### Problem to work on
Locate each line with the string "this" in the listing below and copy it.

● ● ●

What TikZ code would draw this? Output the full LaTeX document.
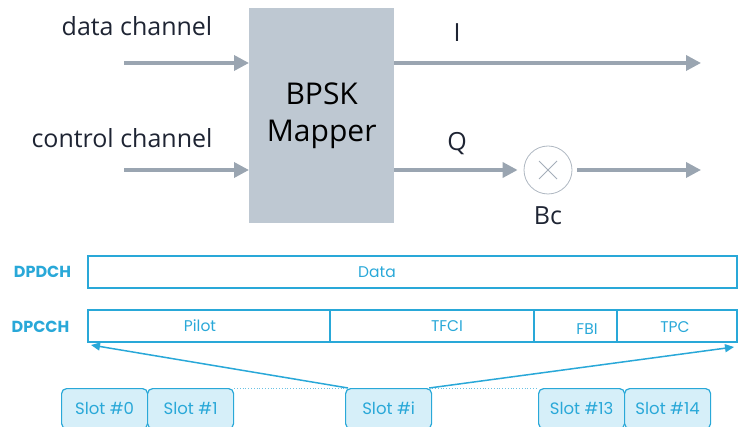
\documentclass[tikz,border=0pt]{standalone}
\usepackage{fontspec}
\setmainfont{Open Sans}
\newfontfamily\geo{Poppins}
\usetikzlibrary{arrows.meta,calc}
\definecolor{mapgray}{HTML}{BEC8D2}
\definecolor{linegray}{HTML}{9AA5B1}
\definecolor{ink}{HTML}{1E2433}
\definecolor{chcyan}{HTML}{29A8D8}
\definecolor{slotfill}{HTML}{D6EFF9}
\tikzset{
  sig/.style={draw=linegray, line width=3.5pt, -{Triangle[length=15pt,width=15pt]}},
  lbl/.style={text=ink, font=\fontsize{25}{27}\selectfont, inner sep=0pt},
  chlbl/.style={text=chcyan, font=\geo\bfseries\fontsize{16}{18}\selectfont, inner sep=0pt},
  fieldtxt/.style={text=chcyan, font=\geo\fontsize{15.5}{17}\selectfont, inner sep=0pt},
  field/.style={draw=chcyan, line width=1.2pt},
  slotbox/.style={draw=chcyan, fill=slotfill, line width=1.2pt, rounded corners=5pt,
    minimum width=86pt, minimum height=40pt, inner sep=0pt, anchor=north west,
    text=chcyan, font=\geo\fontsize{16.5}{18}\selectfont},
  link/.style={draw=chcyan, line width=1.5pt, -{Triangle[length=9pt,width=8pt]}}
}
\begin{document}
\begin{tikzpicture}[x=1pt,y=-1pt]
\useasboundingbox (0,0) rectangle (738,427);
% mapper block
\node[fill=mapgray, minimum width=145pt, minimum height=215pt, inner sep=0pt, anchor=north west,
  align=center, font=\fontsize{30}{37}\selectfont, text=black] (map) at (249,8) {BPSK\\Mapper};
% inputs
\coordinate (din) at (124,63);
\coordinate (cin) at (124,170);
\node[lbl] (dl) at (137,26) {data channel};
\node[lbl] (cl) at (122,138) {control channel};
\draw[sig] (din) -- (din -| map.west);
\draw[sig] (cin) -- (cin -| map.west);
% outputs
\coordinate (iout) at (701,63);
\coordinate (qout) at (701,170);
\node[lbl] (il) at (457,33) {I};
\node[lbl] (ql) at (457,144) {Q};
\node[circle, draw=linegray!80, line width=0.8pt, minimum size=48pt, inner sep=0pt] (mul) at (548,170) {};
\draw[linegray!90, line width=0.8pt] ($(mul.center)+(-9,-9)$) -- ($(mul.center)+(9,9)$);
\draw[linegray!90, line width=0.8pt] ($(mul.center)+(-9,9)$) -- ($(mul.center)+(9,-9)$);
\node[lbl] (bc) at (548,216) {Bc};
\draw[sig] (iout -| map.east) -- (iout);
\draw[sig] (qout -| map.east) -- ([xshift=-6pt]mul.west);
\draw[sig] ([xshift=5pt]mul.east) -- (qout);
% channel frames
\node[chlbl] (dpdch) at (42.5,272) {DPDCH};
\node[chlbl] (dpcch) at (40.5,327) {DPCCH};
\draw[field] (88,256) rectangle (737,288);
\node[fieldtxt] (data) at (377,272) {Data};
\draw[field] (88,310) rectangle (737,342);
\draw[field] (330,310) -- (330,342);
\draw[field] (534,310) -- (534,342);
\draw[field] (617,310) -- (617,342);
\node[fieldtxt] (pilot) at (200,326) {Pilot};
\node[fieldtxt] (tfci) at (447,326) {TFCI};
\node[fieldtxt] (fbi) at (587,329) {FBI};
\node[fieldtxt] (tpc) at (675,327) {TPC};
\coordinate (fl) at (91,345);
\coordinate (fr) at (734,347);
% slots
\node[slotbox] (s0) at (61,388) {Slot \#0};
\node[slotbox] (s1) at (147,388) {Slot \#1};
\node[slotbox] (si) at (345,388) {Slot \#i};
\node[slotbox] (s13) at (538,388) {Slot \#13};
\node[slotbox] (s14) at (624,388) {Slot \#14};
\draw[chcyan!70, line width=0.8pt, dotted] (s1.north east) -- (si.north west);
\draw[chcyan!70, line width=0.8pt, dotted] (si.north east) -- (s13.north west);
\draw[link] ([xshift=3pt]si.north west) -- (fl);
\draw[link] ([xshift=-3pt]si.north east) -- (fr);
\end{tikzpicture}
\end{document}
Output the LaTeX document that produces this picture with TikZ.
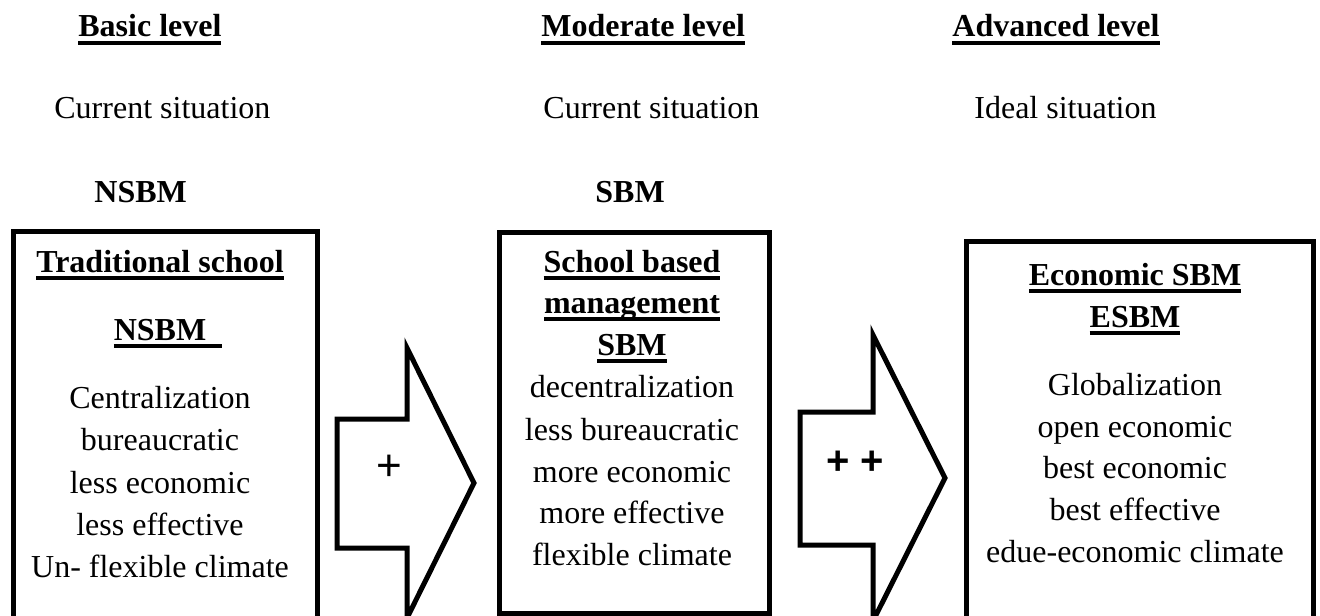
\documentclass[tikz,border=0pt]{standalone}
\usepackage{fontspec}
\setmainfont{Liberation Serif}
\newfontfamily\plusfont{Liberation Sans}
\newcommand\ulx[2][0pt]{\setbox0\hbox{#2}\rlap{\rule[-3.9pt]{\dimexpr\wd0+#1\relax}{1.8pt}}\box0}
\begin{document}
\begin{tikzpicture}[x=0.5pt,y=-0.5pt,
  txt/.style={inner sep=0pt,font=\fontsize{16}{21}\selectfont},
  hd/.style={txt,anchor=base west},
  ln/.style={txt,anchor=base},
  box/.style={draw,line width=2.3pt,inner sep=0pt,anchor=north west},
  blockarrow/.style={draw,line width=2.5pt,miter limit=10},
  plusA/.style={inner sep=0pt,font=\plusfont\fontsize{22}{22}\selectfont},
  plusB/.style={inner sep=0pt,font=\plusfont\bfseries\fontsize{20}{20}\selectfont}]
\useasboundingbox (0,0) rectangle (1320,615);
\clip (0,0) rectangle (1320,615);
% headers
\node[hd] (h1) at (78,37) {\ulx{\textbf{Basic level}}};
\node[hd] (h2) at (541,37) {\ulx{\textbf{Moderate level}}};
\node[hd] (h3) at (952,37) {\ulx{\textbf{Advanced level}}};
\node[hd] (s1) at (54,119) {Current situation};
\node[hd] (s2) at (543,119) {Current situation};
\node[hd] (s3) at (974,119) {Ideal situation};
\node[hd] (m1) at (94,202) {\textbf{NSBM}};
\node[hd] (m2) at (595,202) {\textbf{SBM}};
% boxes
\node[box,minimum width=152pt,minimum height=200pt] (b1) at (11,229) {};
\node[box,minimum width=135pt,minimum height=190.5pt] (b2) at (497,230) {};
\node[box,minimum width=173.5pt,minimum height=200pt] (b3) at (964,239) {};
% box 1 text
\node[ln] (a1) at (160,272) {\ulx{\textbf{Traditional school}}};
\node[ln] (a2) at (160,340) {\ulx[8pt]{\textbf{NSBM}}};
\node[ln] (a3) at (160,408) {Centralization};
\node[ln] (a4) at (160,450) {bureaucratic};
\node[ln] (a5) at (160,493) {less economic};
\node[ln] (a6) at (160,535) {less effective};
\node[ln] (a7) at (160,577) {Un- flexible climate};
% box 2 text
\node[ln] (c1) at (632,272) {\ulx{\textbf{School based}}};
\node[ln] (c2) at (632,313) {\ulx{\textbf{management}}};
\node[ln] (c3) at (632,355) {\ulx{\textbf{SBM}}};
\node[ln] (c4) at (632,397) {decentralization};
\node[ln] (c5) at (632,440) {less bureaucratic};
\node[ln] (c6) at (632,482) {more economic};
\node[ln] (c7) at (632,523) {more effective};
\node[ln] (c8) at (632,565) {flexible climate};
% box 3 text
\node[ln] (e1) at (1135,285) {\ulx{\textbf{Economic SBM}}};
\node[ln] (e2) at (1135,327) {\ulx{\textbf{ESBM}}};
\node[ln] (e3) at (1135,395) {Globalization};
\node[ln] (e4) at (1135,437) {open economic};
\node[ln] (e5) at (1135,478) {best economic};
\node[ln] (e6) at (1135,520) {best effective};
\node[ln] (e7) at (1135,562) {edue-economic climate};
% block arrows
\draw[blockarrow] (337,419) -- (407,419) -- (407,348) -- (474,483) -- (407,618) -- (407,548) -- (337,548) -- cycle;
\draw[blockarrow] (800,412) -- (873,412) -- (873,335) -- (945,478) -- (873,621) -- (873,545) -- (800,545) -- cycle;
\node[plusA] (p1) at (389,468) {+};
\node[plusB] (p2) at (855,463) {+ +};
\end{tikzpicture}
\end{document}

● ● ●

### Exercise response
What TikZ code would draw this? Output the full LaTeX document.
Output the LaTeX document that produces this picture with TikZ.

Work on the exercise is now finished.